═══ Stored rows ═══

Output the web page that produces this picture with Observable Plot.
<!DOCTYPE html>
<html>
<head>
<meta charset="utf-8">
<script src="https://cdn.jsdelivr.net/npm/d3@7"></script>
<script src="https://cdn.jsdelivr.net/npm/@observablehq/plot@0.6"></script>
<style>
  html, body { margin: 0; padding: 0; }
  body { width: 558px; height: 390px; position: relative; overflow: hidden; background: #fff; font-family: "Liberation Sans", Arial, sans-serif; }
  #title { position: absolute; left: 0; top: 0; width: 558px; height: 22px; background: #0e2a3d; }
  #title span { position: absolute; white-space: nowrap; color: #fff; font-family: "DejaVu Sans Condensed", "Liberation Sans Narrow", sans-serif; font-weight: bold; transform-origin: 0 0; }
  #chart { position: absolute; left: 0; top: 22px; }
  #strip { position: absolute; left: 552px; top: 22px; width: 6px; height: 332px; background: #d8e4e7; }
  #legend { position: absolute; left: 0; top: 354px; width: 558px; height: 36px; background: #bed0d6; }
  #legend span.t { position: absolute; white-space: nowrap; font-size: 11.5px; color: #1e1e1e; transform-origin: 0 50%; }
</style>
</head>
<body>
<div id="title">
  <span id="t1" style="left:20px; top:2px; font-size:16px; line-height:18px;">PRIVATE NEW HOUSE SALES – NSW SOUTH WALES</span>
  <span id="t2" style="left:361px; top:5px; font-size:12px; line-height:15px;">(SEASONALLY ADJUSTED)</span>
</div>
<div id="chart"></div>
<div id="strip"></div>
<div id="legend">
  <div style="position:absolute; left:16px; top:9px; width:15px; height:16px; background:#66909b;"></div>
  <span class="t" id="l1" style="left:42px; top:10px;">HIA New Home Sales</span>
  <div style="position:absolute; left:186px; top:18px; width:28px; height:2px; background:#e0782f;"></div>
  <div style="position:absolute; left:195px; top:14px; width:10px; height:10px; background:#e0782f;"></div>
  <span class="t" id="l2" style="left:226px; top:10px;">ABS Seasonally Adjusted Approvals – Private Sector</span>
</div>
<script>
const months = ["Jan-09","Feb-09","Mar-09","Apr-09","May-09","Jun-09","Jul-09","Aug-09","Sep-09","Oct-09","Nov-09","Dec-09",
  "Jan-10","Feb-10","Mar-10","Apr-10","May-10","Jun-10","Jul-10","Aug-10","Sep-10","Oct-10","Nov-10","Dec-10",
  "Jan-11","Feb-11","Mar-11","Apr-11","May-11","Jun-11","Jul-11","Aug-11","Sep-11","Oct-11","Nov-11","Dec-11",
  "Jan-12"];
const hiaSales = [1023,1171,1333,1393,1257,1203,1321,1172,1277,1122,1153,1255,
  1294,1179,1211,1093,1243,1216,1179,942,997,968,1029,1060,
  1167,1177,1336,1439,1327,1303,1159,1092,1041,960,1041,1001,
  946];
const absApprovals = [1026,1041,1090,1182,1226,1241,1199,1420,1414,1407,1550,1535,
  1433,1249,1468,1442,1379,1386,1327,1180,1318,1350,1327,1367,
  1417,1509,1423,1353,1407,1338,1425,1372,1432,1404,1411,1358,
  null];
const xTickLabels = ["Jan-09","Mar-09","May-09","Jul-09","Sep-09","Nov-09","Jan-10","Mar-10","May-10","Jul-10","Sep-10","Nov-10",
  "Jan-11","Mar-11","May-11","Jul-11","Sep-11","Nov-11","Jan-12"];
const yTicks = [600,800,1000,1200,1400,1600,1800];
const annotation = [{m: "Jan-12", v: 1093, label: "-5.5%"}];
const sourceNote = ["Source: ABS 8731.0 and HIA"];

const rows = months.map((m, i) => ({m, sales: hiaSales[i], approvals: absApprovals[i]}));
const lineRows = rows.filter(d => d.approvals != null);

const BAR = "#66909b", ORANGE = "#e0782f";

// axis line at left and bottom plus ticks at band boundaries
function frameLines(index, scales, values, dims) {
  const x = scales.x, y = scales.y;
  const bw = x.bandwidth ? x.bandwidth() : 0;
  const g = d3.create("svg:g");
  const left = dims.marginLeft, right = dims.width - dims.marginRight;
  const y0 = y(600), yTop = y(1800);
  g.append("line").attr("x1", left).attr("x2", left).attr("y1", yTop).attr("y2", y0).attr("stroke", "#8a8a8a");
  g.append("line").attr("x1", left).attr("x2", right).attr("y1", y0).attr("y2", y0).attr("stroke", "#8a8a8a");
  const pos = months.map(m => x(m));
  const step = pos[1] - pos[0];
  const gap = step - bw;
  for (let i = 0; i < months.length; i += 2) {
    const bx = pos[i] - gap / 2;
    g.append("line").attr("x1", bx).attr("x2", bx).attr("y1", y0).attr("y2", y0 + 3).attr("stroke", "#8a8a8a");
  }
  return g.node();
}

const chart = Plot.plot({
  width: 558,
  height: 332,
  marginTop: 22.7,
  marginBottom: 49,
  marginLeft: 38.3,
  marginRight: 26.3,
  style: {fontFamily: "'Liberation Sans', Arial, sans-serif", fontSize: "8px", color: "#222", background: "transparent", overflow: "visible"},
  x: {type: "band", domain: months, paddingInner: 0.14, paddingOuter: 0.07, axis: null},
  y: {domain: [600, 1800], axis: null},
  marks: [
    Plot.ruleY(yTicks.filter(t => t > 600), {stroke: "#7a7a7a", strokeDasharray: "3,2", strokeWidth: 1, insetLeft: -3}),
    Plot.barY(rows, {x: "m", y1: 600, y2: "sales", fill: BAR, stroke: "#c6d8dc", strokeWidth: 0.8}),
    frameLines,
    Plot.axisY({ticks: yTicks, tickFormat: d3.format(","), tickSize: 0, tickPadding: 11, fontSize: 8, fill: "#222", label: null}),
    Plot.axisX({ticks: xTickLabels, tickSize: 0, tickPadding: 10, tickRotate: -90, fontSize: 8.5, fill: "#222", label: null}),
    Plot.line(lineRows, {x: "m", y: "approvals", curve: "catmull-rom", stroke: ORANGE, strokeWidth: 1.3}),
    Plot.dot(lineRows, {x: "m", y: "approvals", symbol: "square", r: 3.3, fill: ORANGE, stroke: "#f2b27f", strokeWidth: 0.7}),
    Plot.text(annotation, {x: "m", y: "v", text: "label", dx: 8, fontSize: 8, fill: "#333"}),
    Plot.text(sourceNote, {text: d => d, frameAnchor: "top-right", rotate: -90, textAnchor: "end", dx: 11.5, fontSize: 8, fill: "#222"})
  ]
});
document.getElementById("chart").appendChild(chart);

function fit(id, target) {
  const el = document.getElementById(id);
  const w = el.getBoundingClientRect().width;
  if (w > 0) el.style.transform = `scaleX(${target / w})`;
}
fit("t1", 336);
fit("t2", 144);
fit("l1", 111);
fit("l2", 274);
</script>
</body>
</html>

═══
═══ Stored rows ═══

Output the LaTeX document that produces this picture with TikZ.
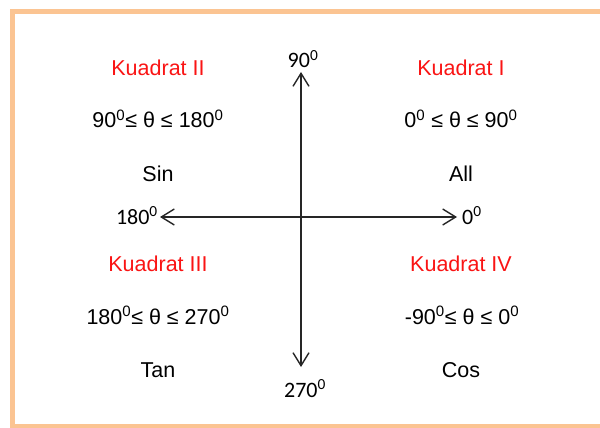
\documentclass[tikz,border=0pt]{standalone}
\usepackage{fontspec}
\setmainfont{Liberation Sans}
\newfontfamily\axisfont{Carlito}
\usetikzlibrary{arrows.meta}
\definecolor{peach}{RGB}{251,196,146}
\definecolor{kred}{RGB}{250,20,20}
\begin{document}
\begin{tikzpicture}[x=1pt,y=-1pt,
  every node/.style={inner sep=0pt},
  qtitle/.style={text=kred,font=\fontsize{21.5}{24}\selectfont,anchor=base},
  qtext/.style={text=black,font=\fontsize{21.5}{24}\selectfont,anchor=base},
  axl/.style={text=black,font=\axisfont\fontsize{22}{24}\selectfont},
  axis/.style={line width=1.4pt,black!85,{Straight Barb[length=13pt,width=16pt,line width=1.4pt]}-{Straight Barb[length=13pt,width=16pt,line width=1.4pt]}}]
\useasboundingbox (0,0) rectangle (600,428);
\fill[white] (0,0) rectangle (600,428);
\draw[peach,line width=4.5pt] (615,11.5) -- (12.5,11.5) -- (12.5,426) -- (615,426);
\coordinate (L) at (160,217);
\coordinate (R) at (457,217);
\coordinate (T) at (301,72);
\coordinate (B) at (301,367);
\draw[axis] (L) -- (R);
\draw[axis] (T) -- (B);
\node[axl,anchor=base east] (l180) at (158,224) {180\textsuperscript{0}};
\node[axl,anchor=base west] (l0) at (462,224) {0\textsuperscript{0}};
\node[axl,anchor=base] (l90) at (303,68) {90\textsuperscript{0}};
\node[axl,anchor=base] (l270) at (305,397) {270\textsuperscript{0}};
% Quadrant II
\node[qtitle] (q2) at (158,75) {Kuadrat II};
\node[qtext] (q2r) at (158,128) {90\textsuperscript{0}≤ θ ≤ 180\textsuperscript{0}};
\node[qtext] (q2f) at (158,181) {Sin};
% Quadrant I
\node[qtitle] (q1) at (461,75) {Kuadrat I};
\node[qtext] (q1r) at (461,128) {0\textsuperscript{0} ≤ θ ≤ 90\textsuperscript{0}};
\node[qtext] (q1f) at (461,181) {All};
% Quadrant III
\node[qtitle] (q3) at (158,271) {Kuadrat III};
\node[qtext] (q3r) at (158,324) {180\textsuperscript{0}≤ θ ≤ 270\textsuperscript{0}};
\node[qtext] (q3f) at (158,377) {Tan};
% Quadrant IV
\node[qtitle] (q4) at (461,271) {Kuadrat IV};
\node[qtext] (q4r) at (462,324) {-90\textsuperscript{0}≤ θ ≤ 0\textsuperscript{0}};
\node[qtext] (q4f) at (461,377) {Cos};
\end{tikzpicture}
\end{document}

═══

__Prompt__
Search the listing for the word "produces" and return each line that holds it.

__Response__
Output the web page that produces this picture with Observable Plot.
Output the LaTeX document that produces this picture with TikZ.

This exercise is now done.